Modelling the daily runoff of Nazloo Chai watershed at the west side of Urmia Lake

Document Type : Complete scientific research article

Authors

1 the PhD candidate of irrigation and drainage engineering, water engineering department, urmia university

2 associte professor and the academic member of water engineering department of Urmia university

3 assistant professor and the academic member of Urmia lake research center

Abstract

Background and objectives:
After 1960,s computer revolution, the hydrologic modelling took on a new form and the Stanford watershed model may be considered as one of the early successful attempts in this regard.

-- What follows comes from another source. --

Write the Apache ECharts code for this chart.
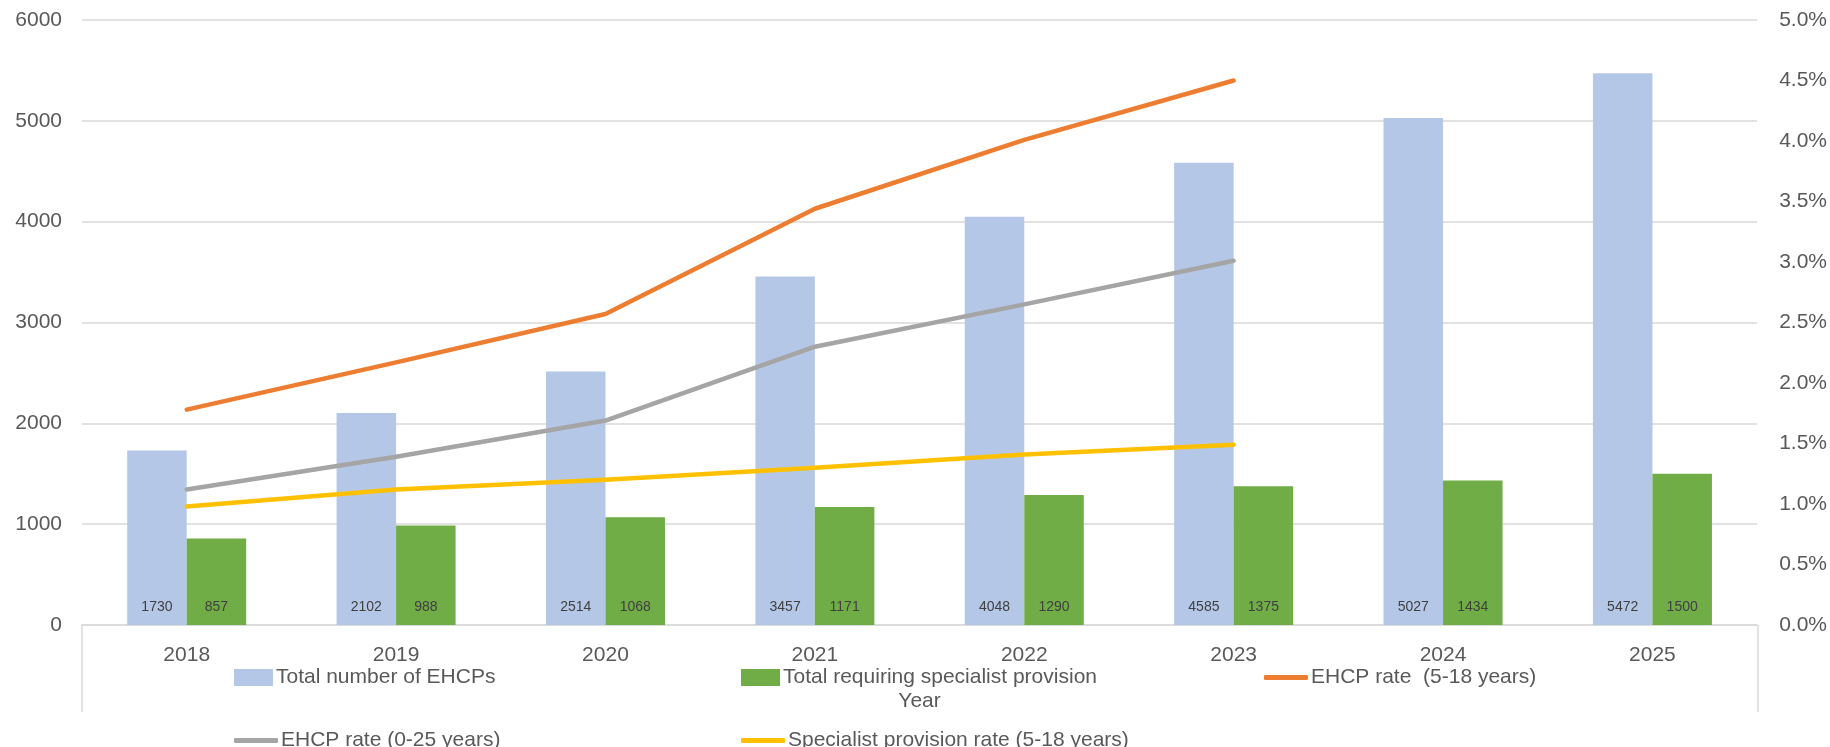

The rainfall runoff models have always been considered as one of the most effective decision tools in watershed management. In the current study, the Tank daily rainfall runoff model was used in Nazloo Chai river watershed at the west side of Urmia Lake. The importance of the lake hydrologic fluctuations in today’s critical situation is obvious to everyone. Knowing the rainfall runoff relations in all sub catchments of the Urmia basin especially in a watershed such as Nazloo which suffers from insufficient number of measurement stations and limited information from those parts of catchment located in Turkey, is so important. As a result, the goal is building a relation between rainfall of catchment and the out let runoff, in order to predict the future amounts of runoff.
Materials and methods:
The Nazloo Chai river with almost 93 km length is one of the 13 rivers drops into Urmia lake. The Tank rainfall runoff model is a simple, conceptual and lumped model. The model inputs are precipitation, evaporation, and daily runoff at the outlet of watershed. Among all available gauges, 3 stations with the most acceptable overlapping covered area and longest joint statistical period, 16 years, have been selected. Due to high water withdrawals in the last sub catchment before the watershed outlet, the mentioned sub catchment has been eliminated and the total area of modeled watershed has been decreased. The monthly average of precipitation and evaporation measured data have been compared with long term amounts of these parameters in order to modify the input data and reflect the watershed processes in input data as well. The Tank model is presented along with some other famous rainfall runoff models in RRL software package which has been developed in Australia. The sum of 224 calibrations and verifications by using 7 optimization methods, 8 primary objective functions and 4 secondary objective functions have been done. The model was evaluated by considering Nash and correlation coefficients in each run.
Results:
Totally about 117 runs from all 224 runs have shown nice fit, and their Nash coefficients were reported between 0 and 1 which is an acceptable range. About 30 cases also had a Nash coefficient more than 0.4 and the graphical fitness between observed and estimated runoffs also confirmed the acceptable fitness. The correlation coefficient was also evaluated and totally confirmed the models which were selected based on Nash coefficient. But due to Nash coefficient advantages compared with correlation coefficient, it was used in current study.
Conclusion:
It was concluded that the model didn’t perfectly simulate the peak discharges and they have been lower estimated. It was determined through field research and historic data evaluation, that the peak discharges occur mostly during April and May in the region. Along with the high rainfall events the snowmelts are also constituent the large part of runoffs at that time. Insufficient number of stations especially in highlands of the region, and the lack of some nodes in model in order to exert snowmelt data, eventuate lower rainfall input data and as a result disable model to simulate peak flows. But generally the base flows were simulated well and the model performance was accepted.